Utopia, armarium codicum bibliophilorum, Cod. 2 (Codex Pandeli)
Description by Henning Sievert, Universität Zürich, 2009.
(English translation by Anne Marie Austenfeld)
Manuscript title: The Four Gospels in Arabic
Place of origin: Cairo
Date of origin: 1723
Support: Paper
Extent:
240 pages
Format: 29 x 21 cm
Foliation: No pagination. Quire marks outside the text area, in black ink.
Page layout:
Text is in two columns, 13,5 (6,5 + 0,5 + 6,5) x 20 cm. 21 lines ruled in dry-point. Columns framed with gold and red lines.
Writing and hands:
- Ibrahim b. Bulus b. Dawud al-Halabi, 1723; Jirjis b. Hananiya, 1745.

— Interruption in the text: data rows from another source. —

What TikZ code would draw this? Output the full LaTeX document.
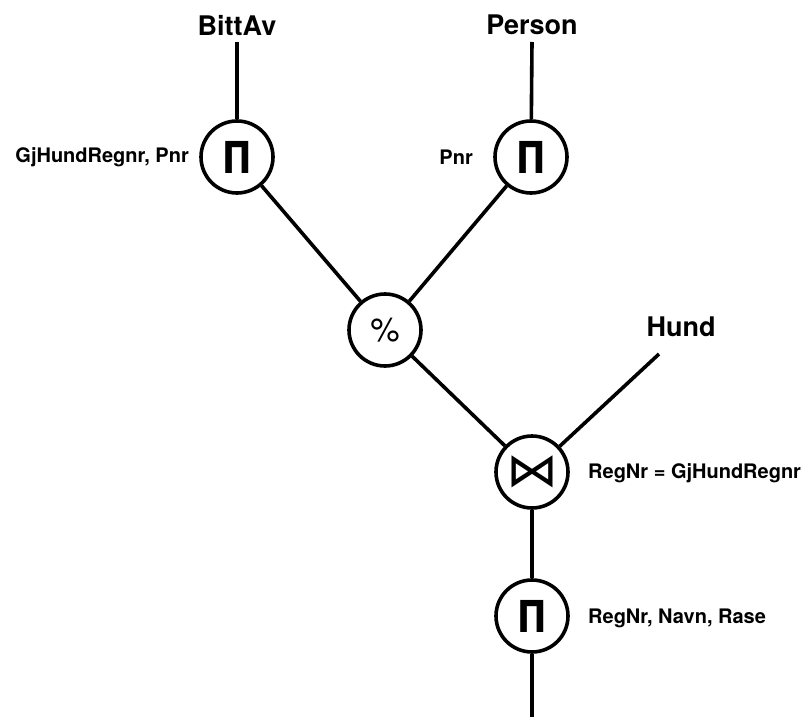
\documentclass[tikz,border=0pt]{standalone}
\usepackage{fontspec}
\setmainfont{TeX Gyre Heros}
\newfontfamily\symfont{DejaVu Sans}
\begin{document}
\begin{tikzpicture}[x=1pt,y=-1pt,
  op/.style={circle,draw,line width=3.6pt,minimum size=72pt,inner sep=0pt},
  rel/.style={font=\fontsize{27}{30}\selectfont\bfseries,inner sep=0pt},
  lab/.style={font=\fontsize{20}{24}\selectfont\bfseries,inner sep=0pt},
  pisym/.style={font=\symfont\fontsize{44}{44}\selectfont\bfseries},
  edge/.style={line width=3.6pt}]
\useasboundingbox (0,0) rectangle (809,717);
\node[rel] (bittav) at (237,25) {BittAv};
\node[rel] (person) at (532,25) {Person};
\node[rel] (hund) at (681,327) {Hund};
\node[op,pisym] (pl) at (237,157) {\scalebox{0.8}[1]{Π}};
\node[op,pisym] (pr) at (531,157) {\scalebox{0.8}[1]{Π}};
\node[op] (div) at (385,330) {\fontsize{33}{33}\selectfont \%};
\node[op] (join) at (532,472) {\symfont\fontsize{52}{52}\selectfont\scalebox{1}[0.9]{⋈}};
\node[op,pisym] (pb) at (532,616) {\scalebox{0.8}[1]{Π}};
\node[lab,anchor=east] (lpl) at (189,157) {GjHundRegnr, Pnr};
\node[lab,anchor=east] (lpr) at (473,157) {Pnr};
\node[lab,anchor=west] (ljoin) at (588,473) {RegNr = GjHundRegnr};
\node[lab,anchor=west] (lpb) at (588,618) {RegNr, Navn, Rase};
\coordinate (ltop) at (237,42);
\coordinate (rtop) at (532,42);
\coordinate (hend) at (659,354);
\coordinate (bot) at (532,717);
\draw[edge] (ltop) -- (pl);
\draw[edge] (rtop) -- (pr);
\draw[edge] (pl) -- (div);
\draw[edge] (pr) -- (div);
\draw[edge] (div) -- (join);
\draw[edge] (hend) -- (join);
\draw[edge] (join) -- (pb);
\draw[edge] (pb) -- (bot);
\end{tikzpicture}
\end{document}
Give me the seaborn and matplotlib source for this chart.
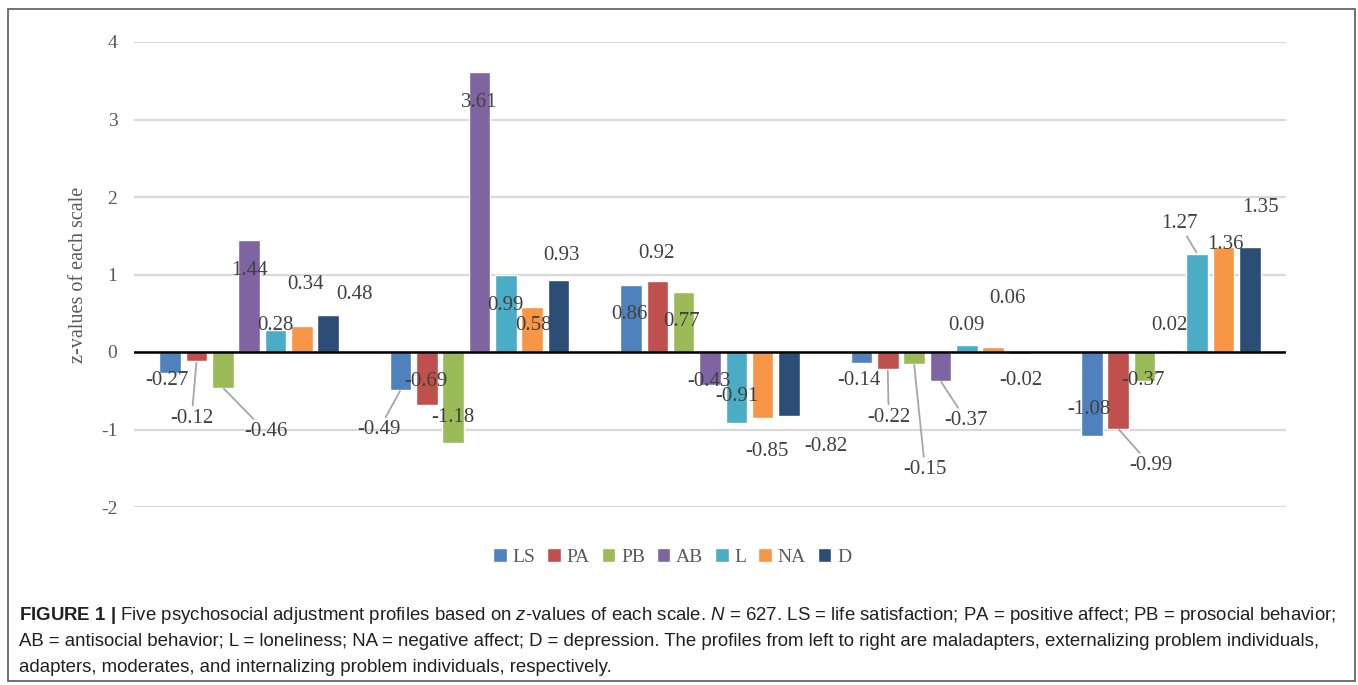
import numpy as np
import pandas as pd
import seaborn as sns
import matplotlib.pyplot as plt
from matplotlib.patches import Rectangle

# =============================================================================
# Data (z-values)
# =============================================================================
PROFILES = ["Maladapters", "Externalizing problem individuals", "Adapters",
            "Moderates", "Internalizing problem individuals"]
SCALES = ["LS", "PA", "PB", "AB", "L", "NA", "D"]

LS = [-0.27, -0.49, 0.86, -0.14, -1.08]
PA = [-0.12, -0.69, 0.92, -0.22, -0.99]
PB = [-0.46, -1.18, 0.77, -0.15, -0.37]
AB = [1.44, 3.61, -0.43, -0.37, 0.02]
L = [0.28, 0.99, -0.91, 0.09, 1.27]
NA = [0.34, 0.58, -0.85, 0.06, 1.36]
D = [0.48, 0.93, -0.82, -0.02, 1.35]

COLORS = ["#4F81BD", "#C0504D", "#9BBB59", "#8064A2", "#4BACC6", "#F79646", "#2C4D75"]

# Excel-style data label placement: pixel offsets from the bar end
LABEL_OFFSETS = {
    "LS": [(-3, -8), (-22, -40), (-2, -29), (-2, -18), (-3, 26)],
    "PA": [(-5, -57), (-1, 24), (-1, 27), (1, -48), (33, -37)],
    "PB": [(43, -44), (0, 26), (-2, -29), (11, -106), (-1, 0)],
    "AB": [(0, -30), (0, -30), (-1, 4), (26, -40), (-1, 25)],
    "L": [(0, 5), (0, -30), (1, 26), (0, 20), (-18, 30)],
    "NA": [(4, 41), (1, -18), (4, -34), (14, 49), (2, 2)],
    "D": [(26, 20), (3, 24), (37, -31), (1, -27), (11, 40)],
}
# labels that get a grey leader line (scale, profile index)
LEADERS = {("PA", 0), ("PB", 0), ("LS", 1), ("PA", 3), ("PB", 3),
           ("AB", 3), ("PA", 4), ("L", 4)}

CAPTION = [
    r"$\bf{FIGURE\ 1\ |}$ Five psychosocial adjustment profiles based on $\it{z}$-values of each scale. "
    r"$\it{N}$ = 627. LS = life satisfaction; PA = positive affect; PB = prosocial behavior;",
    "AB = antisocial behavior; L = loneliness; NA = negative affect; D = depression. "
    "The profiles from left to right are maladapters, externalizing problem individuals,",
    "adapters, moderates, and internalizing problem individuals, respectively.",
]

# =============================================================================
sns.set_style("white")
plt.rcParams["font.family"] = ["Liberation Serif", "DejaVu Serif"]
plt.rcParams["axes.unicode_minus"] = False
plt.rcParams["mathtext.fontset"] = "custom"
plt.rcParams["mathtext.rm"] = "Liberation Sans"
plt.rcParams["mathtext.it"] = "Liberation Sans:italic"
plt.rcParams["mathtext.bf"] = "Liberation Sans:bold"

W, H = 1358, 685
series = dict(zip(SCALES, [LS, PA, PB, AB, L, NA, D]))
df = pd.DataFrame([
    {"profile": p, "scale": s, "z": series[s][i]}
    for s in SCALES for i, p in enumerate(PROFILES)
])

fig = plt.figure(figsize=(W / 100, H / 100), dpi=100)
ax = fig.add_axes([134 / W, 1 - 507 / H, (1286 - 134) / W, (507 - 42) / H])

sns.barplot(data=df, x="profile", y="z", hue="scale", order=PROFILES,
            hue_order=SCALES, palette=COLORS, width=0.8, gap=0.18,
            saturation=1, ax=ax)

ax.set_ylim(-2, 4)
ax.set_xlim(-0.5, len(PROFILES) - 0.5)
ax.set_yticks(range(-2, 5))
ax.yaxis.grid(True, color="#d9d9d9", lw=1.6)
ax.set_axisbelow(True)
ax.axhline(0, color="black", lw=1.8, zorder=3)
for sp in ax.spines.values():
    sp.set_visible(False)
ax.tick_params(axis="x", length=0, labelbottom=False)
ax.tick_params(axis="y", length=0, pad=12, labelsize=14, labelcolor="#595959")
ax.set_xlabel("")
ax.set_ylabel("z-values of each scale", fontsize=14.5, color="#595959", labelpad=9)

# data labels
for s, cont in zip(SCALES, ax.containers):
    for i, bar in enumerate(cont):
        xc = bar.get_x() + bar.get_width() / 2
        val = series[s][i]
        dx, dy = LABEL_OFFSETS[s][i]
        kw = {}
        if (s, i) in LEADERS:
            kw["arrowprops"] = dict(arrowstyle="-", color="#a6a6a6", lw=1.3,
                                    shrinkA=0, shrinkB=1)
        ax.annotate(f"{val:.2f}", xy=(xc, val), xytext=(dx, dy),
                    textcoords="offset pixels", ha="center", va="center",
                    fontsize=15, color="#404040", zorder=5, **kw)

# legend below the plot
handles, labels = ax.get_legend_handles_labels()
ax.get_legend().remove()
fig.legend(handles, labels, loc="center", bbox_to_anchor=(0.495, 1 - 557 / H),
           ncol=7, frameon=False, handlelength=0.7, handleheight=0.7,
           handletextpad=0.3, columnspacing=0.6,
           prop={"family": "Liberation Serif", "size": 14}, labelcolor="#595959")

# caption
for k, line in enumerate(CAPTION):
    fig.text(19 / W, 1 - (616 + 26 * k) / H, line, fontsize=13.4,
             family="Liberation Sans", color="#231f20", va="center", ha="left")

# frame round the whole figure
fig.patches.append(Rectangle((8 / W, 1 - 681 / H), (1355 - 8) / W, (681 - 9) / H,
                             transform=fig.transFigure, fill=False,
                             ec="#595959", lw=1.2))

fig.savefig("out.png", dpi=100)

- Written in a clear Nasḫī script (sometimes lacking complete vowel indicators) in black ink.
Decoration:
- Main text and quire marks black, introductory benedictions, chapter headings and two liturgical remarks in red and blue.
- Decorative script and floral decorations in 18th century Ottoman style.

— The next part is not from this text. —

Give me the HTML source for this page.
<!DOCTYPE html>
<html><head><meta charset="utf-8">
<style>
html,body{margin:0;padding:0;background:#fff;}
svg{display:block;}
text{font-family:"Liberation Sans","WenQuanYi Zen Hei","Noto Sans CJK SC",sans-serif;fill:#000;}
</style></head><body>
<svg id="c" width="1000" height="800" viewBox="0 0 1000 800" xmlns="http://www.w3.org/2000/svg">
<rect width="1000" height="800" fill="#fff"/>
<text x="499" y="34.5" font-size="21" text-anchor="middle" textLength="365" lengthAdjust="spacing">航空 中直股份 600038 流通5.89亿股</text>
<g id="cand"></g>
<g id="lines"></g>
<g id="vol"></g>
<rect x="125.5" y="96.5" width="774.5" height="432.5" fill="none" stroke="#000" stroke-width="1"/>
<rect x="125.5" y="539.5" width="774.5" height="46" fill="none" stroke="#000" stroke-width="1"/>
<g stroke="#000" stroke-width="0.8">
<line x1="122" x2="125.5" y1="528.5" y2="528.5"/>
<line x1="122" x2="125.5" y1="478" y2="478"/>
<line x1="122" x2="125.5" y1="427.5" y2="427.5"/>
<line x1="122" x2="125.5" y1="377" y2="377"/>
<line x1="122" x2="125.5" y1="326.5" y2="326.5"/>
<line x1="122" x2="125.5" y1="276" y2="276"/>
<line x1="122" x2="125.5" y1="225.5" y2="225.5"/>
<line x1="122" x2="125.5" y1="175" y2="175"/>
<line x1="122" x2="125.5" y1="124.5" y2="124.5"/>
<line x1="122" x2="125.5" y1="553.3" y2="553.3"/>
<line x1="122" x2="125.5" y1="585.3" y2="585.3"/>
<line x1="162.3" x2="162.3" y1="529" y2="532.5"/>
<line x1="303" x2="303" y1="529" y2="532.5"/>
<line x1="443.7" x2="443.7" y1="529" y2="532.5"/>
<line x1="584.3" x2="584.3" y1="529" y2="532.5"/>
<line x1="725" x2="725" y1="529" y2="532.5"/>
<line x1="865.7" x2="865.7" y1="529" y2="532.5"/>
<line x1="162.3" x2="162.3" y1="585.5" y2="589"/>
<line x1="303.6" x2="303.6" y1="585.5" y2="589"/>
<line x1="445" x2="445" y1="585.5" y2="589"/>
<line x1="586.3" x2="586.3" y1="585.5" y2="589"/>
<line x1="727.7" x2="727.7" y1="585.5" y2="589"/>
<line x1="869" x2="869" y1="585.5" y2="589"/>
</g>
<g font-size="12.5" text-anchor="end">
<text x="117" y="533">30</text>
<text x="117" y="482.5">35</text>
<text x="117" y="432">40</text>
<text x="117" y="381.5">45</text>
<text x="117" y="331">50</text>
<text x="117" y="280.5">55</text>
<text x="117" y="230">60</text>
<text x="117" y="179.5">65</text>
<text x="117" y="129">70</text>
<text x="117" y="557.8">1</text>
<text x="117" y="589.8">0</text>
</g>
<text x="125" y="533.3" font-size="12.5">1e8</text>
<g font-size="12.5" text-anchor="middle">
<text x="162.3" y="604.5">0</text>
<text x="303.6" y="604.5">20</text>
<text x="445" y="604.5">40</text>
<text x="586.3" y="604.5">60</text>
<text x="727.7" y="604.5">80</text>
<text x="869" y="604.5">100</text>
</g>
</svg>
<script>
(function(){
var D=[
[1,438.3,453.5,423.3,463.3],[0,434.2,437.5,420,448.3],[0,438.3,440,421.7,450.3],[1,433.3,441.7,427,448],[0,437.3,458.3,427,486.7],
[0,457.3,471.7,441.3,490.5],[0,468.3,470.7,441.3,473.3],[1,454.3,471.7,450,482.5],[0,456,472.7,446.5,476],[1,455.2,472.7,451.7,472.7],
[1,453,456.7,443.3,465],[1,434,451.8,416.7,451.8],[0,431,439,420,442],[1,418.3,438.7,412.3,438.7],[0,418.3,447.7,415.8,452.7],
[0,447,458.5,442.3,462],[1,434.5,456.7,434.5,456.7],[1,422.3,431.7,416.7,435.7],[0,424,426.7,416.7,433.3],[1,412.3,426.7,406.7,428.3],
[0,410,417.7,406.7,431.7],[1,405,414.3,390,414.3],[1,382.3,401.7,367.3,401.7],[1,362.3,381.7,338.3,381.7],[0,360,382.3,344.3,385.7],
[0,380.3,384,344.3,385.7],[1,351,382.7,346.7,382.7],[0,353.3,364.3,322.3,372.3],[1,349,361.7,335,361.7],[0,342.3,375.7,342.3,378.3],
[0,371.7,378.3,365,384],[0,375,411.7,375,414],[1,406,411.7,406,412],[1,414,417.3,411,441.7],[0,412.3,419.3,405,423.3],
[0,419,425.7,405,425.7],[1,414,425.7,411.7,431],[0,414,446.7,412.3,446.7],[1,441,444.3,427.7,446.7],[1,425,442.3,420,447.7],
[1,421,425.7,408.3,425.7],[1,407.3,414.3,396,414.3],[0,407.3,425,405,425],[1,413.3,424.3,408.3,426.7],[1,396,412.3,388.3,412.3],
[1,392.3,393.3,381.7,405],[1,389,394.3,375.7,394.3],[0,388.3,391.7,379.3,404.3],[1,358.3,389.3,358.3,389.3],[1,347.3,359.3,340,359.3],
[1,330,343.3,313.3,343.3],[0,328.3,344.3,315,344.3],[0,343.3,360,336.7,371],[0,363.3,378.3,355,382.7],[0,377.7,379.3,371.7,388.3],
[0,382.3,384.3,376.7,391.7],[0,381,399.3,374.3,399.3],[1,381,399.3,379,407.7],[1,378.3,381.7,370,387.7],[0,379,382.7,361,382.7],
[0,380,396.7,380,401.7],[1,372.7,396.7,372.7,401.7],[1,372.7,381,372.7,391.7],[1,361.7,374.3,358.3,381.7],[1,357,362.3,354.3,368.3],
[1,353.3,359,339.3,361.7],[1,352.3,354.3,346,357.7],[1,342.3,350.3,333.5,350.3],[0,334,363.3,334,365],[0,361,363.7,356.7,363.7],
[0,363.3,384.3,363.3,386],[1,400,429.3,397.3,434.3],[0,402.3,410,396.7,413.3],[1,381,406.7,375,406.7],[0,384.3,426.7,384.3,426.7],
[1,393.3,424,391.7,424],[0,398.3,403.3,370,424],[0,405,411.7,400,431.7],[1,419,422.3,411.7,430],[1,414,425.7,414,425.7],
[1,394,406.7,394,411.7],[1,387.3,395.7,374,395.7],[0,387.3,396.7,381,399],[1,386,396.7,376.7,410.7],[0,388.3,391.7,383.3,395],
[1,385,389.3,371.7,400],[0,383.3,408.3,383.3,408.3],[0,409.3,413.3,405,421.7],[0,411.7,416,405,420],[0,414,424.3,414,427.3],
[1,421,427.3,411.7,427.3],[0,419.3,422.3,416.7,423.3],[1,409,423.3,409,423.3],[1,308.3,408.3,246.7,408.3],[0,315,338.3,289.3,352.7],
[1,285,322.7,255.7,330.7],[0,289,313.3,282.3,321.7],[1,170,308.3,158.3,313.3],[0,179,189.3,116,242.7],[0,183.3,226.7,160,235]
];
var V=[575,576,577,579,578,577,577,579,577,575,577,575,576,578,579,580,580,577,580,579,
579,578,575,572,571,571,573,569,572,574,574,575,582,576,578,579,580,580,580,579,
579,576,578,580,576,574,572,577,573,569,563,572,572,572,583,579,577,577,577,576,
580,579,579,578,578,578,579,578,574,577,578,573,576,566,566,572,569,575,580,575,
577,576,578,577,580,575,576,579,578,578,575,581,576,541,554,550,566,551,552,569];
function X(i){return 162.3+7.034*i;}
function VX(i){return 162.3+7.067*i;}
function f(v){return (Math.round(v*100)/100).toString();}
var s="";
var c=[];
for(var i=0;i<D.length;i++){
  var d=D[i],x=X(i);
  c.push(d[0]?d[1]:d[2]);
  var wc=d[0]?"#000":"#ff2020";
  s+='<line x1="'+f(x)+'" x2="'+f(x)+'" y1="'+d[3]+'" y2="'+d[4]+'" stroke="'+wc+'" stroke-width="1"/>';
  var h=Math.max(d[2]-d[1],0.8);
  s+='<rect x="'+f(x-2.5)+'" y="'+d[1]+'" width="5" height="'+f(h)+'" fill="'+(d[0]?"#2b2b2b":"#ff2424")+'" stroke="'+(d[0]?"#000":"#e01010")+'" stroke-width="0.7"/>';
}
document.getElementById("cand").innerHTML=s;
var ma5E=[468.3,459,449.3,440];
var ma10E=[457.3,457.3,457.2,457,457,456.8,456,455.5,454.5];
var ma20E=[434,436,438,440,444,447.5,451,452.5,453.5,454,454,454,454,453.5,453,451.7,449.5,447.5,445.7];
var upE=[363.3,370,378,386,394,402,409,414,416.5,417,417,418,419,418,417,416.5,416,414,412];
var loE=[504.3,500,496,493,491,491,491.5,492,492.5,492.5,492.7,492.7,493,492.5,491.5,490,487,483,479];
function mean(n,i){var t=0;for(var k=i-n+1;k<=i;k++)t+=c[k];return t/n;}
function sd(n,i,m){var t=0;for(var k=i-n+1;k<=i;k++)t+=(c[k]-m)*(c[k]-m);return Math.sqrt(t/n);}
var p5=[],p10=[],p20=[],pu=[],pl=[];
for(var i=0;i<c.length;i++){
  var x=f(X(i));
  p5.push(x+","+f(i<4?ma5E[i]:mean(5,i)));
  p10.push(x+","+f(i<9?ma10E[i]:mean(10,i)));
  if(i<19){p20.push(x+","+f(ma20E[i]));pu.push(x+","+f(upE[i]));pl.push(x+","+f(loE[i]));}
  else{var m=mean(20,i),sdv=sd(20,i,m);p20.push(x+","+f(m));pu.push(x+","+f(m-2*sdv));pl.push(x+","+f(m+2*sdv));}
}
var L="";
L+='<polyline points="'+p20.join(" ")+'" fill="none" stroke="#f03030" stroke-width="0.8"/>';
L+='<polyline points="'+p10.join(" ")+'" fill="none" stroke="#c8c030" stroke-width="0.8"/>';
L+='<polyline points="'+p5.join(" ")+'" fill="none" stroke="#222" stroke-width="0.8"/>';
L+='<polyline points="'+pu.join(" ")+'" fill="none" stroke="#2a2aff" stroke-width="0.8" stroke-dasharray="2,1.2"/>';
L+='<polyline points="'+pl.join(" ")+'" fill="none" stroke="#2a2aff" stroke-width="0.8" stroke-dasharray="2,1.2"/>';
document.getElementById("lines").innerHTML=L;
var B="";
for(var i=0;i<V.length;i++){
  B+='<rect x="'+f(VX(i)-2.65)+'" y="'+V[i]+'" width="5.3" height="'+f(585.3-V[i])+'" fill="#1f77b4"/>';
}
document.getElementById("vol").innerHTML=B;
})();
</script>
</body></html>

- Exquisite illustrations portraying the Evangelists Matthew, Mark, Luke and John, together with a total of 43 well-known scenes from the life of Jesus.

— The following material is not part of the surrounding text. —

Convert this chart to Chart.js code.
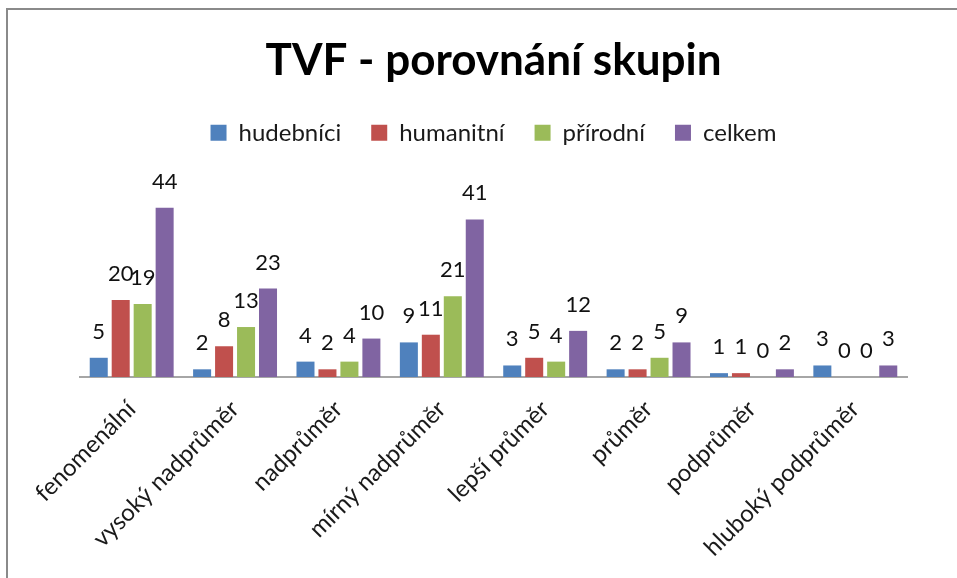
<!DOCTYPE html>
<html lang="cs">
<head>
<meta charset="utf-8">
<title>TVF - porovnání skupin</title>
<script src="https://cdn.jsdelivr.net/npm/chart.js@4.4.1/dist/chart.umd.min.js"></script>
<style>
  html, body { margin: 0; padding: 0; background: #fff; overflow: hidden; }
  #ramecek { position: absolute; left: 6px; top: 8px; width: 1000px; height: 640px; border: 2px solid #8a8a8a; }
  #graf { position: absolute; left: 0; top: 0; }
</style>
</head>
<body>
<div id="ramecek"></div>
<canvas id="graf" width="957" height="578"></canvas>
<script>
// kategorie výsledků TVF
const kategorie = ['fenomenální', 'vysoký nadprůměr', 'nadprůměr', 'mírný nadprůměr',
                   'lepší průměr', 'průměr', 'podprůměr', 'hluboký podprůměr'];

// počty v jednotlivých skupinách
const hudebnici = [5, 2, 4, 9, 3, 2, 1, 3];
const humanitni = [20, 8, 2, 11, 5, 2, 1, 0];
const prirodni  = [19, 13, 4, 21, 4, 5, 0, 0];
const celkem    = [44, 23, 10, 41, 12, 9, 2, 3];

const nazvySkupin = ['hudebníci', 'humanitní', 'přírodní', 'celkem'];
const barvy = ['#4F81BD', '#C0504D', '#9BBB59', '#8064A2'];

const pismo = 'Lato, "Open Sans", sans-serif';

// popisky hodnot nad sloupci
const popiskyHodnot = {
    id: 'popiskyHodnot',
    afterDatasetsDraw(chart) {
        const ctx = chart.ctx;
        ctx.save();
        ctx.font = '22px ' + pismo;
        ctx.fillStyle = '#111';
        ctx.textAlign = 'center';
        ctx.textBaseline = 'alphabetic';
        chart.data.datasets.forEach((ds, i) => {
            chart.getDatasetMeta(i).data.forEach((sloupec, j) => {
                ctx.fillText(ds.data[j], sloupec.x, sloupec.y - 19);
            });
        });
        ctx.restore();
    }
};

// větší mezera pod legendou
const mezeraPodLegendou = {
    id: 'mezeraPodLegendou',
    beforeInit(chart) {
        const puvodniFit = chart.legend.fit;
        chart.legend.fit = function () {
            puvodniFit.call(this);
            this.height += 30;
        };
    }
};

const radyDat = [hudebnici, humanitni, prirodni, celkem].map((hodnoty, i) => ({
    label: nazvySkupin[i],
    data: hodnoty,
    backgroundColor: barvy[i],
    borderWidth: 0,
    categoryPercentage: 0.85,
    barPercentage: 0.82,
    clip: false
}));

const ctx = document.getElementById('graf').getContext('2d');
new Chart(ctx, {
    type: 'bar',
    data: { labels: kategorie, datasets: radyDat },
    plugins: [popiskyHodnot, mezeraPodLegendou],
    options: {
        responsive: false,
        animation: false,
        layout: { padding: { left: 80, right: 50, top: 0, bottom: 0 } },
        plugins: {
            title: {
                display: true,
                text: 'TVF - porovnání skupin',
                color: '#000',
                font: { family: pismo, size: 44, weight: 'bold' },
                padding: { top: 34, bottom: 4 }
            },
            legend: {
                position: 'top',
                labels: {
                    color: '#1a1a1a',
                    font: { family: pismo, size: 24 },
                    boxWidth: 16,
                    boxHeight: 16,
                    padding: 30
                }
            },
            tooltip: { enabled: false }
        },
        scales: {
            x: {
                grid: { display: false },
                border: { display: true, color: '#a6a6a6', width: 2 },
                ticks: {
                    color: '#1a1a1a',
                    font: { family: pismo, size: 24 },
                    minRotation: 45,
                    maxRotation: 45,
                    padding: 10
                },
                afterFit(scale) { scale.height = 578 - 377; }
            },
            y: {
                display: false,
                min: 0,
                max: 50
            }
        }
    }
});
</script>
</body>
</html>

Additions: On the back of the last page of text, the Aleppo illustrator and icon painter Jirjis ibn Ḥanāniyā included a note that he had completed the illustrations in September 1745.
Binding:
Red leather with gold decorated inner and outer edges and a central rhombus-shaped decoration composed of of vegetable elements.
Contents:
The title is specified at the end of the Gospel of John: "This is the holy and pure Gospel, the shining and streaming light". This matches the title of the translation of the Gospels by the Maronite Ya ͑qūb ibn Ni ͑ma al-Dibsī (d. 1692) and it also agrees with that of the print edition that was first issued in 1706 by the Melkite Patriarch of Antioch, Athanasius IV. Dabbās.
Origin of the manuscript:
- Cairo
- According to the colophon at the end of the Gospel of John, this copy was completed by Ibrāhīm ibn Būluṣ ibn Dāwūd al-Ḥalabī in Cairo on Wednesday, July 24, 1723 of the Julian calendar. The corresponding date by Islamic calendar reckoning is indicated as the 2. Dhū l-qa ͑da 1135.